Tara Tenorio, EMBA ’21

“Having been in the government and nonprofit sectors for so long, I felt the need to bridge what I perceived as a vocabulary gap. A mentor of mine – also in nonprofit – said: An MBA won’t change who you talk to in your career, but it will probably change what you’re talking to them about,” says Tenorio, a 2021 graduate of Vanderbilt’s Owen Graduate School of Management’s Executive MBA program.

“I couldn’t imagine going anywhere else (other than Vanderbilt) for graduate school. The resounding sentiment was that the Owen experience was a personal one. The team from admissions to alumni services is committed to your success,” she tells Poets&Quants.

“Owen’s EMBA program groups students into C-teams, curated to pair different skill sets and sectors together. This diversity was empowering as it positioned people to be able to swap back and forth between the role of ‘student’ and ‘teacher’ depending on the challenge at hand.

“It also presented some really powerful learning moments as we worked through the forming, storming, norming phases of group development. For me as an executive and longtime people manager, it was hugely beneficial to practice leveraging influence (rather than positional authority) to affect change around the table.”

VANDERBILT OWEN EMBA SPOTLIGHT

Vanderbilt Owen offers a 21-month lockstep executive MBA in two tracks: Executive Edge and Global Immersion. Both programs begin with a week-long residency in New Harmony, Ind., and complete the first year together as a single cohort, with in person classes on alternating Saturdays. In the second year, students declare their preferred tracks. The Executive students continue the same twice-per-month schedule, with an international residency at the end of the program. The Global students complete four week-long residencies in the U.S., Canada, Mexico, and Brazil.
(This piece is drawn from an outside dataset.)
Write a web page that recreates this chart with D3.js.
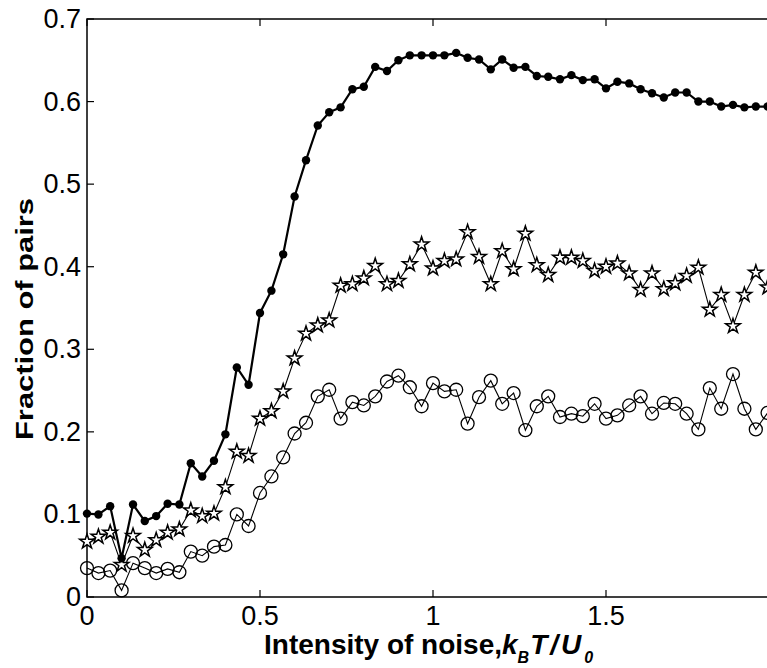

Vanderbilt Owen ranked 21st in Poets&Quants’ 2022 composite EMBA ranking, falling 10 spots from our previous ranking after not participating in U.S. News’ 2022 ranking. Our composite ranking is based on U.S. schools’ performance in the three major EMBA rankings – U.S. News & World Report, the Financial Times, and The Economist – and schools that don’t participate in all three are penalized by our methodology. Owen ranked 14th by the Financial Times and 24th in the Economist. (The Economist, which announced this summer that it was killing its MBA ranking because of withering criticism, did not release an EMBA ranking in 2022.)

 

A LESSON IN PERSEVERANCE

One lesson Tenorio learned through her MBA journey is the power of perseverance.

The year prior to joining her cohort, she applied for a full-tuition scholarship to the program but didn’t get it. She almost took the rejection as a sign that she didn’t belong in business school.
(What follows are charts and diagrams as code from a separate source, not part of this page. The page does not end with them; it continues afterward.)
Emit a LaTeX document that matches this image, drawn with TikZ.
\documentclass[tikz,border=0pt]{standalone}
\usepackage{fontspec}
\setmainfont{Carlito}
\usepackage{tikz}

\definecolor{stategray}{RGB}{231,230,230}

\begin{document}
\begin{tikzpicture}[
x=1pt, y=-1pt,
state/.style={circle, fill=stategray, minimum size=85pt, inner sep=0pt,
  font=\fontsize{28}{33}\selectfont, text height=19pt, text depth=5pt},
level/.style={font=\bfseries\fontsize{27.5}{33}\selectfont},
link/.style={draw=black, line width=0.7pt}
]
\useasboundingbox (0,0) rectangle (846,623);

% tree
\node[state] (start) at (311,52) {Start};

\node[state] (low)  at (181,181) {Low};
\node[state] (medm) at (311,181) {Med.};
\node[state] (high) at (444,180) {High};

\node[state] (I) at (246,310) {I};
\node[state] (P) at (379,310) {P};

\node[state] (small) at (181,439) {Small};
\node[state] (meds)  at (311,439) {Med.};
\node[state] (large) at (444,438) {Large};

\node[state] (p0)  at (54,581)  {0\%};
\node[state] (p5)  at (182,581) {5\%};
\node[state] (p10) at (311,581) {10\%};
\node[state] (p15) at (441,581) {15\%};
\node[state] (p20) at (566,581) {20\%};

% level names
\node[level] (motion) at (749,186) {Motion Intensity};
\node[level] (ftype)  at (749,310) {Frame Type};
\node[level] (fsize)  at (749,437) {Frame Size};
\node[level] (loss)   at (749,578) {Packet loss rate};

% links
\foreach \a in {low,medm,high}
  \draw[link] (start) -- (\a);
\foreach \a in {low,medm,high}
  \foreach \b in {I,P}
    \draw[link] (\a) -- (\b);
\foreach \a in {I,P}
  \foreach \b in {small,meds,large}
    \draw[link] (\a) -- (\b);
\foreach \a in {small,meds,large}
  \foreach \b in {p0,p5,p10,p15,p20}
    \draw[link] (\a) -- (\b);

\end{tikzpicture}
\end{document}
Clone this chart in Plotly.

Then, her executive coach asked some pointed questions: Do you believe you can get this scholarship? Are you willing to bet on yourself and find out?

Vanderbilt Owen’s Two-Track EMBA In The Heart Of Nashville

Tara Tenorio, 39, graduated from Vanderbilt Owen's EMBA Program in 2021. Courtesy photo

“In that moment, I realized I’d turned business school into something to win (or lose) - paying too much attention to the outcome and not the experience. Betting on myself reminded me that with or without the scholarship, whether I got straight As or struggled through to make Cs, I was there to develop and grow and do my best,” she tells P&Q. “That was a commitment I knew I could honor and a bet I was willing to take. I’m glad I did.”
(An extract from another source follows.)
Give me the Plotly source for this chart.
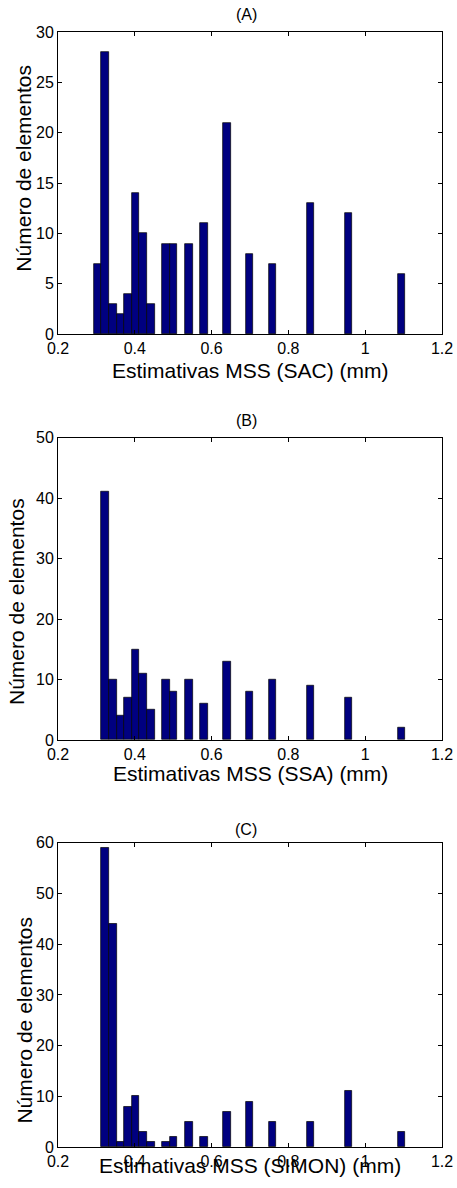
import plotly.graph_objects as go

# Bin centres (mm) of the histogram bars, shared by the three panels
bin_centers = [0.3030, 0.3228, 0.3426, 0.3624, 0.3822, 0.4020, 0.4218, 0.4416,
               0.4812, 0.5010, 0.5406, 0.5802, 0.6396, 0.6990, 0.7584, 0.8574,
               0.9564, 1.0950]
bin_width = 0.0198

counts_sac = [7, 28, 3, 2, 4, 14, 10, 3, 9, 9, 9, 11, 21, 8, 7, 13, 12, 6]
counts_ssa = [0, 41, 10, 4, 7, 15, 11, 5, 10, 8, 10, 6, 13, 8, 10, 9, 7, 2]
counts_simon = [0, 59, 44, 1, 8, 10, 3, 1, 1, 2, 5, 2, 7, 9, 5, 5, 11, 3]

panel_titles = ["(A)", "(B)", "(C)"]
x_titles = ["Estimativas MSS (SAC) (mm)", "Estimativas MSS (SSA) (mm)",
            "Estimativas MSS (SIMON) (mm)"]
y_title = "Número de elementos"
y_ranges = [[0, 30], [0, 50], [0, 60]]
y_dticks = [5, 10, 10]
x_range = [0.2, 1.2]
x_dtick = 0.2

W, H = 457, 1188
L, R, T, B = 57.7, 14.7, 32.3, 41.3
panels_px = [(32.3, 334.3), (437.7, 740.0), (842.7, 1146.7)]  # top, bottom
x_title_shift = [-36, -33, -18]
title_shift = [18, 17.5, 13]
y_title_pos = [(23.5, 168.0), (16.0, 601.6), (24.0, 1020.0)]

FONT = "Liberation Sans, Arial, sans-serif"
BAR_COLOR = "#000080"

ph = H - T - B
fig = go.Figure()
annotations = []
all_counts = [counts_sac, counts_ssa, counts_simon]
for i in range(3):
    sfx = "" if i == 0 else str(i + 1)
    xa, ya = "x" + sfx, "y" + sfx
    xs = [c for c, n in zip(bin_centers, all_counts[i]) if n > 0]
    ys = [n for n in all_counts[i] if n > 0]
    fig.add_trace(go.Bar(
        x=xs, y=ys, width=bin_width,
        marker=dict(color=BAR_COLOR, line=dict(color="black", width=0.7)),
        xaxis=xa, yaxis=ya, showlegend=False, hoverinfo="x+y"))
    top, bot = panels_px[i]
    dom = [(H - B - bot) / ph, (H - B - top) / ph]
    common = dict(showline=True, mirror="ticks", linecolor="black", linewidth=1,
                  ticks="inside", ticklen=4, tickcolor="black", tickwidth=1,
                  showgrid=False, zeroline=False, automargin=False,
                  tickfont=dict(family=FONT, size=16, color="black"))
    fig.layout["xaxis" + sfx] = dict(range=x_range, dtick=x_dtick, tick0=0.2,
                                     anchor=ya, domain=[0, 1], **common)
    fig.layout["yaxis" + sfx] = dict(range=y_ranges[i], dtick=y_dticks[i],
                                     anchor=xa, domain=dom, **common)
    annotations.append(dict(text=panel_titles[i], xref=xa + " domain", yref=ya + " domain",
                            x=0.49, y=1, yshift=title_shift[i], showarrow=False,
                            xanchor="center", yanchor="middle",
                            font=dict(family=FONT, size=16, color="black")))
    annotations.append(dict(text=x_titles[i], xref=xa + " domain", yref=ya + " domain",
                            x=0.5, y=0, yshift=x_title_shift[i], showarrow=False,
                            xanchor="center", yanchor="middle",
                            font=dict(family=FONT, size=21, color="black")))
    yx, yy = y_title_pos[i]
    annotations.append(dict(text=y_title, xref="paper", yref="paper",
                            x=(yx - L) / (W - L - R), y=(H - B - yy) / ph,
                            showarrow=False, textangle=-90,
                            xanchor="center", yanchor="middle",
                            font=dict(family=FONT, size=21, color="black")))

fig.update_layout(width=W, height=H,
                  margin=dict(l=L, r=R, t=T, b=B, autoexpand=False),
                  plot_bgcolor="white", paper_bgcolor="white",
                  bargap=0, annotations=annotations,
                  font=dict(family=FONT, color="black"))
fig.write_html("out.html",
               config={"displayModeBar": False},
               post_script="document.body.style.margin='0';"
                           "document.body.style.overflow='hidden';")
Tenorio applied for the scholarship the very next year and received it. She enrolled in 2019.

Since graduating, Tenorio transitioned from a 20-person nonprofit to a 60,000-person corporation. She now works as a community development regional manager for Meta, Facebook’s parent company.

“The scale is certainly different than anything I’d experienced previously, but my role on the Community and Economic Development Team at Meta feels like the best of all of my past roles have come together to form this magical unicorn of a job,” she says.

“I love that I found this opportunity after earning my EMBA because you leave the program having learned to identify and value your strengths as a leader; at Meta we’re encouraged to continue doing the same and I feel so excited to keep exploring.”

This week, Poets&Quants For Execs is diving into the Vanderbilt Owen EMBA as part of our EMBA Spotlight series. We spoke with Juli Bennett, executive director of the EMBA program, and Joe Wagstaffe, associate director of EMBA recruiting and admissions. Our conversation has been edited for length and clarity.

Tell us more about the Global Immersion Track.

Juli Bennett: About 25% of our cohort, somewhere between 10 and 12 students, will join the Global Immersion Track in their second year. They have a completely different cadence. Instead of coming back to class every other Saturday, they go on four one-week residencies with our partner schools in Canada, Brazil, Mexico and the United States.

In August of their second year, they go to the Beedie School of Business at Simon Fraser University in Vancouver. In October, they visit FIA Business School at the University of Sao Paulo. In late January, early February – right when it gets cold in Nashville – they head off to Mexico City to our partner school ITAM (Instituto Technologico Autonomo de Mexico). In each of those cities, they take two courses and are in residence with about an equal number of students from those three partner schools. They also do site visits of local businesses and corporations.

Then they are in Nashville in April and receive a certificate for doing that global track with those students from the other schools. It's pretty unique.

What is the size of the cohort typically?

Juli Bennett: Average size is between 45 and 50, with about 25% of those choosing to do the Global Immersion in the second year.